The Mudcat Café TM
Thread #18010   Message #3046609
Posted By: Jim Dixon
04-Dec-10 - 09:28 PM
Thread Name: Lyr Add: Old Fox Wassail II
Subject: Lyr Add: HALSE WASSAIL SONG
From an article "Wassailing the Apple Trees" by F. J. Snell, in The Antiquary, Vol. 29 (London: Elliot Stock, March, 1894), page 123:

[The fox doesn't come in until verse 3.]

HALSE WASSAIL SONG.

Wassail, wassail, all round the town,
The zidur-cup is white, and the zidur is brown.
Our zidur is made from good apple trees,
And now, my fine fellows, we'll drink, if you please.
We'll drink your health with all our heart,
We'll drink to 'e all before we part.

[CHORUS?] Here's one, and here's two,
And here's three before we goo.
We're three jolly boys all in a row,
All in a row, boys, all in a row,
And we're three jolly boys all in a row.

This is our wassail, our jolly wassail,
And joy go with our jolly wassail.
Hatfuls, capfuls, dree basket, basketfuls,
And a little heap in under the stairs.

Down in a green copse there sits an old fox,
And there he sits a-mopping his chops.
Shall we go catch him, boys—say, shall we go?
A thousand to one whor we catch him or no.
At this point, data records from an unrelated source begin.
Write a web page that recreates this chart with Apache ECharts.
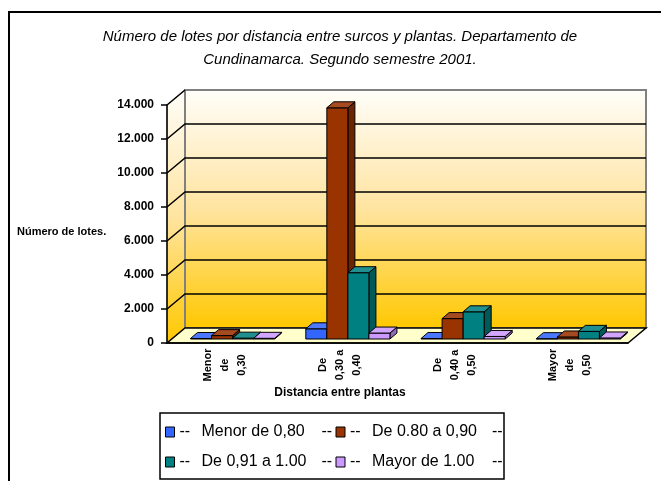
<!DOCTYPE html>
<html>
<head>
<meta charset="utf-8">
<script src="https://cdn.jsdelivr.net/npm/echarts/dist/echarts.min.js"></script>
<style>
  html, body { margin: 0; padding: 0; background: #fff; }
  #main { width: 661px; height: 481px; }
</style>
</head>
<body>
<div id="main"></div>
<script>
var categories = ['Menor\nde\n0,30', 'De\n0,30 a\n0,40', 'De\n0,40 a\n0,50', 'Mayor\nde\n0,50'];
var seriesNames = ['Menor de 0,80', 'De 0.80 a 0,90', 'De 0,91 a 1.00', 'Mayor de 1.00'];
var menor080 = [30, 600, 30, 20];
var de080a090 = [200, 13600, 1200, 120];
var de091a100 = [50, 3900, 1600, 450];
var mayor100 = [40, 350, 150, 60];
var yTicks = [0, 2000, 4000, 6000, 8000, 10000, 12000, 14000];

var seriesValues = [menor080, de080a090, de091a100, mayor100];
var colors = ['#3366FF', '#993300', '#008080', '#CC99FF'];

var chartDom = document.getElementById('main');
var myChart = echarts.init(chartDom);
var option;

// depth of the 3d box, bar offset inside it and bar depth
var dx = 18, dy = 15;
var bdx = 8, bdy = 4;
var ddx = 7, ddy = 6;
var groupRatio = 0.73;

function shade(hex, f) {
    var n = parseInt(hex.slice(1), 16);
    var r = (n >> 16) & 255, g = (n >> 8) & 255, b = n & 255;
    function c(v) {
        v = f > 1 ? v + (255 - v) * (f - 1) : v * f;
        return Math.max(0, Math.min(255, Math.round(v)));
    }
    return 'rgb(' + c(r) + ',' + c(g) + ',' + c(b) + ')';
}

function renderWalls(params, api) {
    var cs = params.coordSys;
    var x0 = cs.x, x1 = cs.x + cs.width, yT = cs.y, yB = cs.y + cs.height;
    var grad = function () {
        return new echarts.graphic.LinearGradient(0, 0, 0, 1, [
            { offset: 0, color: '#FFFEFA' },
            { offset: 0.5, color: '#FFE4A0' },
            { offset: 1, color: '#FFC800' }
        ]);
    };
    var children = [
        {
            type: 'polygon',
            shape: { points: [[x0, yB], [x0 + dx, yB - dy], [x0 + dx, yT - dy], [x0, yT]] },
            style: { fill: grad(), stroke: '#808080', lineWidth: 1 }
        },
        {
            type: 'rect',
            shape: { x: x0 + dx, y: yT - dy, width: x1 - x0, height: yB - yT },
            style: { fill: grad(), stroke: '#808080', lineWidth: 2 }
        },
        {
            type: 'polygon',
            shape: { points: [[x0, yB], [x1, yB], [x1 + dx, yB - dy], [x0 + dx, yB - dy]] },
            style: { fill: '#FFFFCC', stroke: '#000', lineWidth: 1.5 }
        }
    ];
    yTicks.forEach(function (v, i) {
        if (v === 0) return;
        var y = api.coord([0, v])[1];
        var pts = [[x0, y], [x0 + dx, y - dy]];
        if (i < yTicks.length - 1) pts.push([x1 + dx, y - dy]);
        children.push({
            type: 'polyline',
            shape: { points: pts },
            style: { stroke: '#000', lineWidth: 1.5, fill: null }
        });
    });
    return { type: 'group', children: children };
}

function makeBarRender(k) {
    return function (params, api) {
        var cat = api.value(0), val = api.value(1);
        var base = api.coord([cat, 0]);
        var top = api.coord([cat, val]);
        var band = api.size([1, 0])[0];
        var bw = band * groupRatio / 4;
        var x = base[0] - band * groupRatio / 2 + k * bw + bdx;
        var yb = base[1] - bdy, yt = top[1] - bdy;
        var col = colors[k];
        var st = { stroke: '#000', lineWidth: 1, lineJoin: 'round' };
        return {
            type: 'group',
            children: [
                {
                    type: 'polygon',
                    shape: { points: [[x + bw, yt], [x + bw + ddx, yt - ddy], [x + bw + ddx, yb - ddy], [x + bw, yb]] },
                    style: Object.assign({ fill: shade(col, 0.7) }, st)
                },
                {
                    type: 'rect',
                    shape: { x: x, y: yt, width: bw, height: yb - yt },
                    style: Object.assign({ fill: col }, st)
                },
                {
                    type: 'polygon',
                    shape: { points: [[x, yt], [x + bw, yt], [x + bw + ddx, yt - ddy], [x + ddx, yt - ddy]] },
                    style: Object.assign({ fill: shade(col, 1.12) }, st)
                }
            ]
        };
    };
}

var series = [{
    name: 'walls',
    type: 'custom',
    z: 1,
    silent: true,
    renderItem: renderWalls,
    data: [[0, 0]]
}];
seriesNames.forEach(function (name, k) {
    series.push({
        name: name,
        type: 'custom',
        z: 3,
        itemStyle: { color: colors[k] },
        renderItem: makeBarRender(k),
        data: seriesValues[k].map(function (v, i) { return [i, v]; })
    });
});

var legendCommon = {
    orient: 'horizontal',
    left: 165,
    itemWidth: 9,
    itemHeight: 10,
    itemGap: 2,
    padding: 0,
    icon: 'rect',
    itemStyle: { borderColor: '#000', borderWidth: 1 },
    formatter: function (n) { return '{d|--}{n|' + n + '}{e|--}'; },
    textStyle: {
        color: '#000',
        fontFamily: 'Liberation Sans, Arial, sans-serif',
        fontSize: 16,
        rich: {
            d: { width: 22, fontSize: 16, lineHeight: 16 },
            n: { width: 120, fontSize: 16, lineHeight: 16 },
            e: { width: 12, fontSize: 16, lineHeight: 16 }
        }
    }
};

option = {
    animation: false,
    backgroundColor: '#fff',
    title: {
        text: 'Número de lotes por distancia entre surcos y plantas. Departamento de\nCundinamarca. Segundo semestre 2001.',
        left: 340,
        top: 25,
        padding: 0,
        textAlign: 'center',
        textStyle: {
            fontFamily: 'Liberation Sans Narrow, Arial Narrow, sans-serif',
            fontStyle: 'italic',
            fontWeight: 'normal',
            fontSize: 15,
            lineHeight: 23,
            color: '#000'
        }
    },
    legend: [
        Object.assign({ top: 424, data: seriesNames.slice(0, 2) }, legendCommon),
        Object.assign({ top: 454, data: seriesNames.slice(2) }, legendCommon)
    ],
    grid: { left: 167, right: 33, top: 105, bottom: 138 },
    xAxis: {
        type: 'category',
        data: categories,
        z: 5,
        axisLine: { lineStyle: { color: '#000', width: 1.5 } },
        axisTick: { interval: 0, length: 5, lineStyle: { color: '#000', width: 1.5 } },
        axisLabel: {
            interval: 0,
            rotate: 90,
            align: 'center',
            verticalAlign: 'middle',
            margin: 22,
            lineHeight: 17,
            color: '#000',
            fontFamily: 'Liberation Sans, Arial, sans-serif',
            fontWeight: 'bold',
            fontSize: 11
        }
    },
    yAxis: {
        type: 'value',
        min: 0,
        max: 14000,
        interval: 2000,
        z: 5,
        axisLine: { show: true, lineStyle: { color: '#000', width: 1.5 } },
        axisTick: { show: true, length: 6, lineStyle: { color: '#000', width: 1.5 } },
        splitLine: { show: false },
        axisLabel: {
            margin: 13,
            color: '#000',
            fontFamily: 'Liberation Sans, Arial, sans-serif',
            fontWeight: 'bold',
            fontSize: 12,
            formatter: function (v) {
                return String(v).replace(/\B(?=(\d{3})+(?!\d))/g, '.');
            }
        }
    },
    graphic: [
        {
            type: 'rect',
            shape: { x: 9, y: 12, width: 700, height: 520 },
            style: { fill: null, stroke: '#000', lineWidth: 2 },
            z: 10
        },
        {
            type: 'rect',
            shape: { x: 160, y: 413, width: 344, height: 66 },
            style: { fill: null, stroke: '#000', lineWidth: 1.5 },
            z: 10
        },
        {
            type: 'text',
            x: 340,
            y: 393,
            style: {
                text: 'Distancia entre plantas',
                textAlign: 'center',
                textVerticalAlign: 'middle',
                fill: '#000',
                font: 'bold 12px "Liberation Sans", Arial, sans-serif'
            }
        },
        {
            type: 'text',
            x: 17,
            y: 232,
            style: {
                text: 'Número de lotes.',
                textAlign: 'left',
                textVerticalAlign: 'middle',
                fill: '#000',
                font: 'bold 11px "Liberation Sans", Arial, sans-serif'
            }
        }
    ],
    series: series
};

option && myChart.setOption(option);
</script>
</body>
</html>
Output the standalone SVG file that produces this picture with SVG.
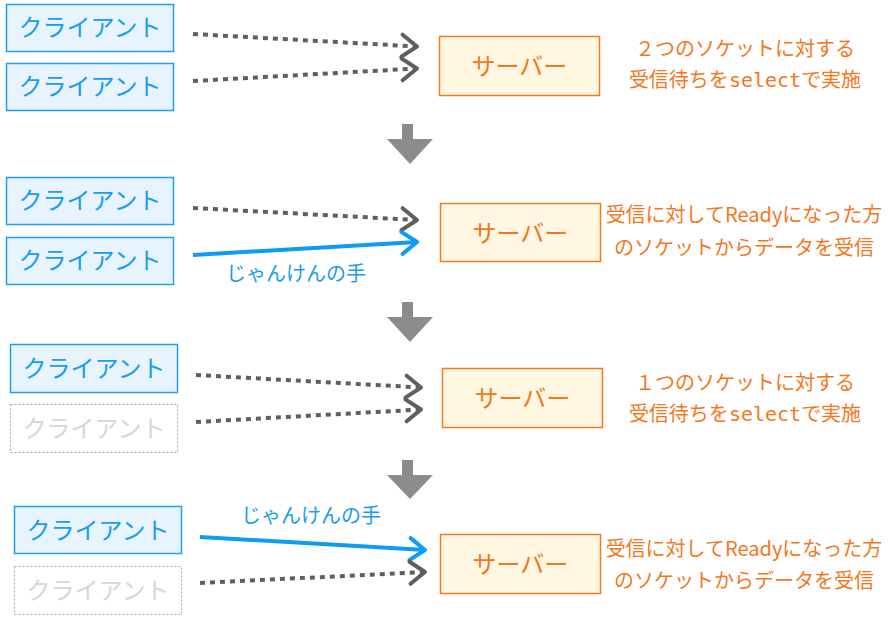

There was an old man, and he had an old cow,
And for to keep her he couldn't tell how,
So he bild up a barn to kip his cow warm;
And a liddle more liquor 'll do us no harm.

And now we'll go whooam, and tell our wife Joan
To put in the pot the girt marrow-bone,
That we may have porridge when we do cum whooam.

There was an old man, and he lived in the West,
The juice of the barrel war what he loved best.
He loved his ould wife so dear as his life,
But when thay got drunk, why thay soon cum to strife.


[I don't know what to make of the variable number of lines per verse, but that could be rectified by splitting into 2-line verses, and stealing a line from Conrad's version.]